> Objective: Produce nothing but an exact copy of the lines from the one containing "Generate a component" through the one containing "ReferenceLine, Legend, LabelList", and do not carry over pictures.

> Dataset entries:
┄┄┄┄┄┄┄┄┄┄┄┄┄┄┄┄┄┄┄┄
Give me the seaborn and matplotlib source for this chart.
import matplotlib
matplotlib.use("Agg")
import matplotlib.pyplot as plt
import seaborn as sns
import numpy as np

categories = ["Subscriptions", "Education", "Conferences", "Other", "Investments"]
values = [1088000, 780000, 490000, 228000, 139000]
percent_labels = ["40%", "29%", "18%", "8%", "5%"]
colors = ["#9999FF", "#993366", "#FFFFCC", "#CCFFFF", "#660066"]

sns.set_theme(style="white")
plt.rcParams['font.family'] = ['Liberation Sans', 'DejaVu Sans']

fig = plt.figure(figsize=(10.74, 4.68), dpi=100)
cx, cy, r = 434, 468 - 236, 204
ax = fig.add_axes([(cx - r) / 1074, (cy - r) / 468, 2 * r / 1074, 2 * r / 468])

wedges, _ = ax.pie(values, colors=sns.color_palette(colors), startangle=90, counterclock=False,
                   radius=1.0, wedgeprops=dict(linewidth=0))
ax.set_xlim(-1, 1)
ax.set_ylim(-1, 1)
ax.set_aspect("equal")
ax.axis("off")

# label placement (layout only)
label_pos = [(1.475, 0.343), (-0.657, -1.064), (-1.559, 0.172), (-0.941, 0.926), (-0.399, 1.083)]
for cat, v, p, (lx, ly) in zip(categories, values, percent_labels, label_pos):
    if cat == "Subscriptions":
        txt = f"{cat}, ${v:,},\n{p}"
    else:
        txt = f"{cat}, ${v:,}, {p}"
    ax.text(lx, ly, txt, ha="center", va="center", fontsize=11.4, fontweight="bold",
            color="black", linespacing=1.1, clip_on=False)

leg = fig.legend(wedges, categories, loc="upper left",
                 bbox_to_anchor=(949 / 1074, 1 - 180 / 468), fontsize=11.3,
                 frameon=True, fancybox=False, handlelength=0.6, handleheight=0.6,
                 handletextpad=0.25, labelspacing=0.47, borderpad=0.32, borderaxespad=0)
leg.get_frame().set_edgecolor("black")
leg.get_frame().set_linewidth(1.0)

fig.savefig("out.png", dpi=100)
┄┄┄┄┄┄┄┄┄┄┄┄┄┄┄┄┄┄┄┄
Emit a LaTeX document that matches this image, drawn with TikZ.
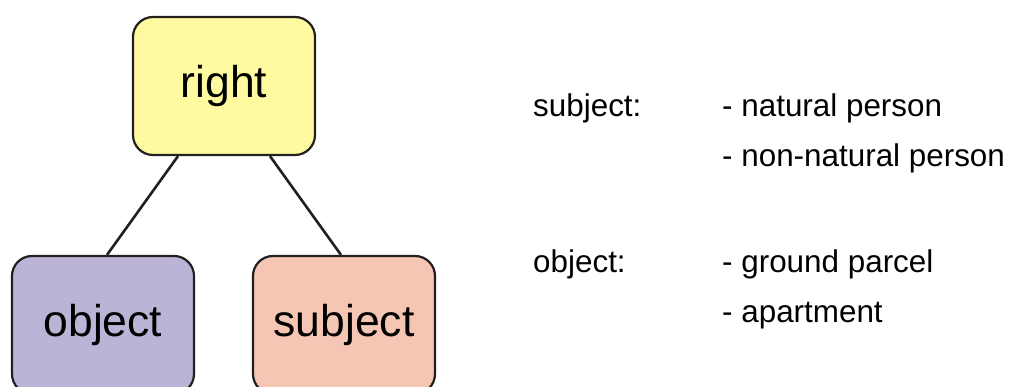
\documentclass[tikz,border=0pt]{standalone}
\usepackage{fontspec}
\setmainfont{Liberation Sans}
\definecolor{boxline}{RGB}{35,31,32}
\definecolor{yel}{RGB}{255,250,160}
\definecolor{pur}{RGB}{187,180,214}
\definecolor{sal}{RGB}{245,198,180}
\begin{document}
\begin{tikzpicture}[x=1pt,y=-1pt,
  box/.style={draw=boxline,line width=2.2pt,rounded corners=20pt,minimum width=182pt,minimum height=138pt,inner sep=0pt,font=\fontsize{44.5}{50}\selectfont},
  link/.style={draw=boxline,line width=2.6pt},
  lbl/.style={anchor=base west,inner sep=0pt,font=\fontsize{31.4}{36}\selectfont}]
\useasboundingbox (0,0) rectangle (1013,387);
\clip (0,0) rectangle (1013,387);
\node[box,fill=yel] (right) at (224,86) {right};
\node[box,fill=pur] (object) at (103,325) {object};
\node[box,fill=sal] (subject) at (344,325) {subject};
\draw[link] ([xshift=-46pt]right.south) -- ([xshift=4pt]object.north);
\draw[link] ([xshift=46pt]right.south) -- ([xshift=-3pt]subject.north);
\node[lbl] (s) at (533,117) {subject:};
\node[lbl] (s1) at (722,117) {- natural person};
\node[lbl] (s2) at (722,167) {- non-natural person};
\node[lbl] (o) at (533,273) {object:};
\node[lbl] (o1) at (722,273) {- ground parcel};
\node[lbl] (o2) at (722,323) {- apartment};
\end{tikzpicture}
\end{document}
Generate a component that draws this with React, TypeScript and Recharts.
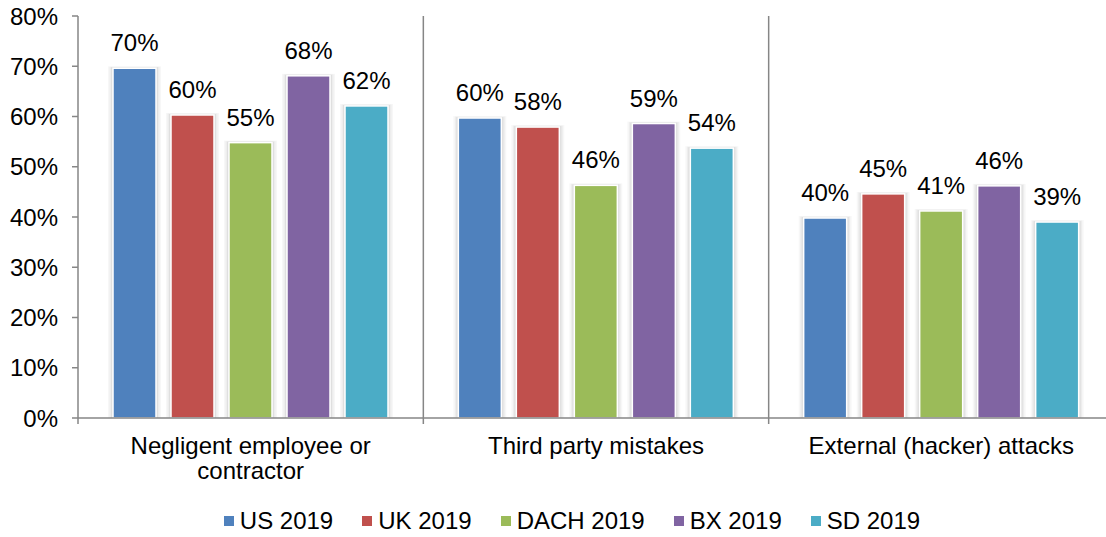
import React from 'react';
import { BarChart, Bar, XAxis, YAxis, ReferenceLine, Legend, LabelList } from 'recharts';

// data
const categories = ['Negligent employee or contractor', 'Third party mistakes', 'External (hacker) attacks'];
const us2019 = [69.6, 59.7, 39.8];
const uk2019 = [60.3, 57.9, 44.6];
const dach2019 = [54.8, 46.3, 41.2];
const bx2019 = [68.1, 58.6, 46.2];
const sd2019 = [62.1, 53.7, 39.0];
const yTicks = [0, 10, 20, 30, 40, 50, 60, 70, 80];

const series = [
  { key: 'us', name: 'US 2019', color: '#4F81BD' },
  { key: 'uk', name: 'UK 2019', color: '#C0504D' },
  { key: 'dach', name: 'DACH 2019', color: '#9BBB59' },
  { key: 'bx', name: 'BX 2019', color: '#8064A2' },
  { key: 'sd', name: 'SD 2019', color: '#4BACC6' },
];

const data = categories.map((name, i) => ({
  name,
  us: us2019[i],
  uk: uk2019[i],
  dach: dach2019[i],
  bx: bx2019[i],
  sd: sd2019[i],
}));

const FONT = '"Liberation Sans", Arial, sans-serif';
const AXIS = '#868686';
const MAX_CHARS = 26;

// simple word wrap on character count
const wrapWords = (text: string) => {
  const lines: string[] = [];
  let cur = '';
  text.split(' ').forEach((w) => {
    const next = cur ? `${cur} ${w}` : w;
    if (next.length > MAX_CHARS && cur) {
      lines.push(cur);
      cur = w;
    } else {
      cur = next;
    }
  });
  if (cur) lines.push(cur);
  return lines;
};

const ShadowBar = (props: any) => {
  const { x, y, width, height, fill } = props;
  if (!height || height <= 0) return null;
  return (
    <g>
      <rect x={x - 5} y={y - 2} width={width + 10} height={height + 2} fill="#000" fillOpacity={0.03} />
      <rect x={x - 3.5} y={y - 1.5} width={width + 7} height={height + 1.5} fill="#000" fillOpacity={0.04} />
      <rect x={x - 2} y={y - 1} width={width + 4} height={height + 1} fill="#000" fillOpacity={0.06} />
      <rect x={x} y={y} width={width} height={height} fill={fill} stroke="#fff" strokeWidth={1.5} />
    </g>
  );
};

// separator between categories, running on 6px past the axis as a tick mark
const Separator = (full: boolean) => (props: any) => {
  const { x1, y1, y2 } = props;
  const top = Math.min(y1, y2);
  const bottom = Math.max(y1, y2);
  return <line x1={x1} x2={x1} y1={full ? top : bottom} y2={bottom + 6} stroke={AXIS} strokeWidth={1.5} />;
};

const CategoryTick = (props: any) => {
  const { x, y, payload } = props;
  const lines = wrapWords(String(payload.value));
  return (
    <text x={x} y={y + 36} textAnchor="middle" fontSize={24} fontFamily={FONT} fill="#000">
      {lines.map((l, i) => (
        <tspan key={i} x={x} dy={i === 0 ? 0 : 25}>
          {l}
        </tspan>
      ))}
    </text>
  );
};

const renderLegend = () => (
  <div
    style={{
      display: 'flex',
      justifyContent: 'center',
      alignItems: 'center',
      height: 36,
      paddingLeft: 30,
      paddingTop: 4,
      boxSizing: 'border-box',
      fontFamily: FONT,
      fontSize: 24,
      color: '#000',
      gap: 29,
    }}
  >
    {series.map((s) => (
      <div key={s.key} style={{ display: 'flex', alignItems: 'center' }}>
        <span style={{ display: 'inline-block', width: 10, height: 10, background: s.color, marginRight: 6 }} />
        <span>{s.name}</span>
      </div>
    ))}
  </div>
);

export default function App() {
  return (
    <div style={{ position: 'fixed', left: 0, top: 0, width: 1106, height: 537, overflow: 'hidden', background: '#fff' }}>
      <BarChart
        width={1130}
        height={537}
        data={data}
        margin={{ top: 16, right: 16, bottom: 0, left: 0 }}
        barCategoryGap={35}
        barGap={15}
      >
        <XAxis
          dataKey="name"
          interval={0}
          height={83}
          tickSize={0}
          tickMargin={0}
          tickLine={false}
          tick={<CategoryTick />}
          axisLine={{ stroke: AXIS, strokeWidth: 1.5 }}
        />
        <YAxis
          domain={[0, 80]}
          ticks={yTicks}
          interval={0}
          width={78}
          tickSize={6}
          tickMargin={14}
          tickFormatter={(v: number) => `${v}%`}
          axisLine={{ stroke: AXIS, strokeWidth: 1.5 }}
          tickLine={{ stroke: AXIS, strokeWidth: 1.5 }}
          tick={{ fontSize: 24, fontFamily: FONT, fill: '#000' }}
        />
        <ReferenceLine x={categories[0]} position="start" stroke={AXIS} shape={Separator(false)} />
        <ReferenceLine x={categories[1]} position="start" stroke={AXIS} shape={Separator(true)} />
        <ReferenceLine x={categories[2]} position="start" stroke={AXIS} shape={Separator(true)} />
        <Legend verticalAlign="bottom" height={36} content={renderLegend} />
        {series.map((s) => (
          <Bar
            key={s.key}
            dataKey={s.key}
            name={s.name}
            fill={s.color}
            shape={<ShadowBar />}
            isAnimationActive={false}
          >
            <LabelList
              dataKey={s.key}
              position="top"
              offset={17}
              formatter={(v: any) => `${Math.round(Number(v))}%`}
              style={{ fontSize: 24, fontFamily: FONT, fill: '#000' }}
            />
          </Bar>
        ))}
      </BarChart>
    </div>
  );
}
┄┄┄┄┄┄┄┄┄┄┄┄┄┄┄┄┄┄┄┄
> The reply:
Generate a component that draws this with React, TypeScript and Recharts.
import React from 'react';
import { BarChart, Bar, XAxis, YAxis, ReferenceLine, Legend, LabelList } from 'recharts';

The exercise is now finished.